Porter leapt at the chance to work regularly with her friends. “I came to see the first show of Desdemona and basically never left!” she says. “ I enjoyed Desdemona so much so that I begged to house manage or run lights every performance thereafter.”
IN 2012, THE GROUP FOLLOWED with the backstage comedy Anton in Show Business, which gave Duerr, a rising star as an Atlanta actor, a long-awaited chance to direct a show. “For the past three years, I’ve noticed in American theater that artistic directors are getting flack for not hiring female directors or choosing female playwrights,” Duerr points out. “It’s more likely for a young male to get a directing job than a young female.

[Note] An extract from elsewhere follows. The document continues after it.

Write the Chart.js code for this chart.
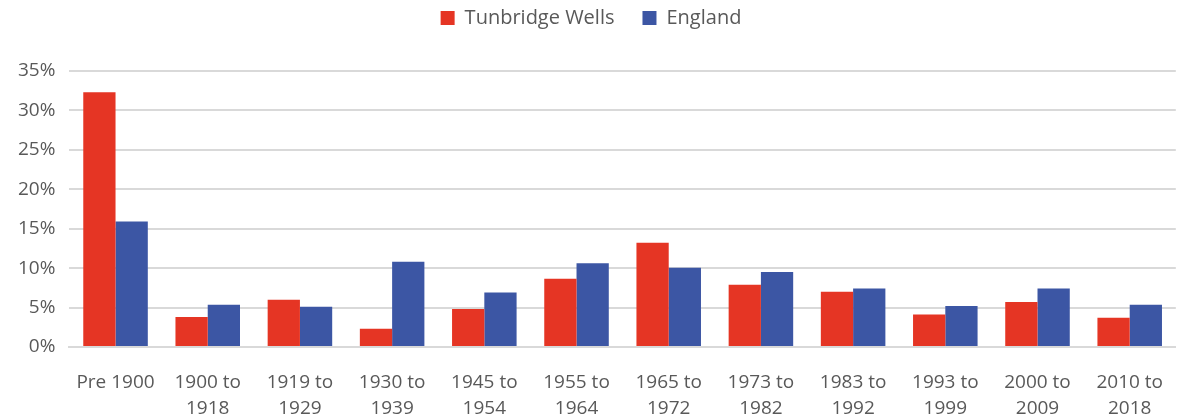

I really wanted to direct prior to Anton, but there were no opportunities for that.”
Duerr relishes the way Weird Sisters gives women more artistic chances. “We want to empower as many women as possible. We want to spread [the opportunities] around as much as possible,” she says.
They don’t want the group to cater to stereotypes about female-oriented theater, though, says Hofmann. “We don’t want to be known as an ‘angry female group’ or ‘angry feminists.’ This is about raising women up, not putting men down.”
While preparing to stage two shows this summer and see their profile rise, the five women wanted to prove that they’re serious about theater — but not too serious.
“Anton gave us a reputation as a comedy company and we wanted to play to that,” says Duerr. Rather than follow a single artistic director, the company makes its major decisions by five-way vote and, for this year, chose two highly dissimilar plays that share comedic elements. The broadly comic 5 Lesbians Eating a Quiche runs July 3-15 at the Shakespeare Tavern, while the witty, cerebral Emilie: La Marquise du Chatelet Defends Her Life Tonight, directed by Shannon Eubanks, runs at Lawrenceville’s Aurora Theatre in August.
ATLANTA-BRED PLAYWRIGHT Lauren Gunderson brings her signature interest in science and history to Emilie, an offbeat character study of Madame du Chatelet, a pioneering female mathematician during the French Enlightenment. Duerr, in her first onstage performance with Weird Sisters, plays the title role.
“She spent her entire life in the sciences, and translated Isaac Newton’s Principia Mathematica from Latin to French, simplifying the geometry to make it easier to understand,” says Duerr, who describes the play’s costume design as “Lady Gaga does the Enlightenment.” “Throughout the play, she’s trying to figure out the point of her life. It’s very much about math and science, but at that time, to these people, these elements also had to do with God and love and relationships, with the way society was run and more.”
With 5 Lesbians Eating a Quiche, Weird Sisters focuses not on 18th-century France but Middle America in 1956, with a meeting of the Susan B. Anthony Society for the Sisters of Gertrude Stein in a church basement. Criss, who directs, explains that she kept coming across the title while working her part-time job as Horizon Theatre’s artistic and education assistant. “It made me giggle every time I saw it, so I decided to check it out. It’s fun and wacky, but also a great testament to lasting friendship and not being afraid to be yourself. I think that ties 5 Lesbians to Emilie: Be yourself and be proud of it.”
Weird Sisters’ 5 Lesbians includes some unconventional casting, including actor Bryan Lee as one of the housewives, “even though his character is the pristine China doll that all the other woman want to be,” Duerr says, laughing.
The casting emphasizes how the Weird Sisters want their group to be more inclusive than the name initially suggests. “The weird sisters in MacB. can be cast in so many different ways,” says Hoffman. “We like to think of the company as a place where everyone belongs, that’s open to people of all shapes, sizes and types. And we’re all a little weird.”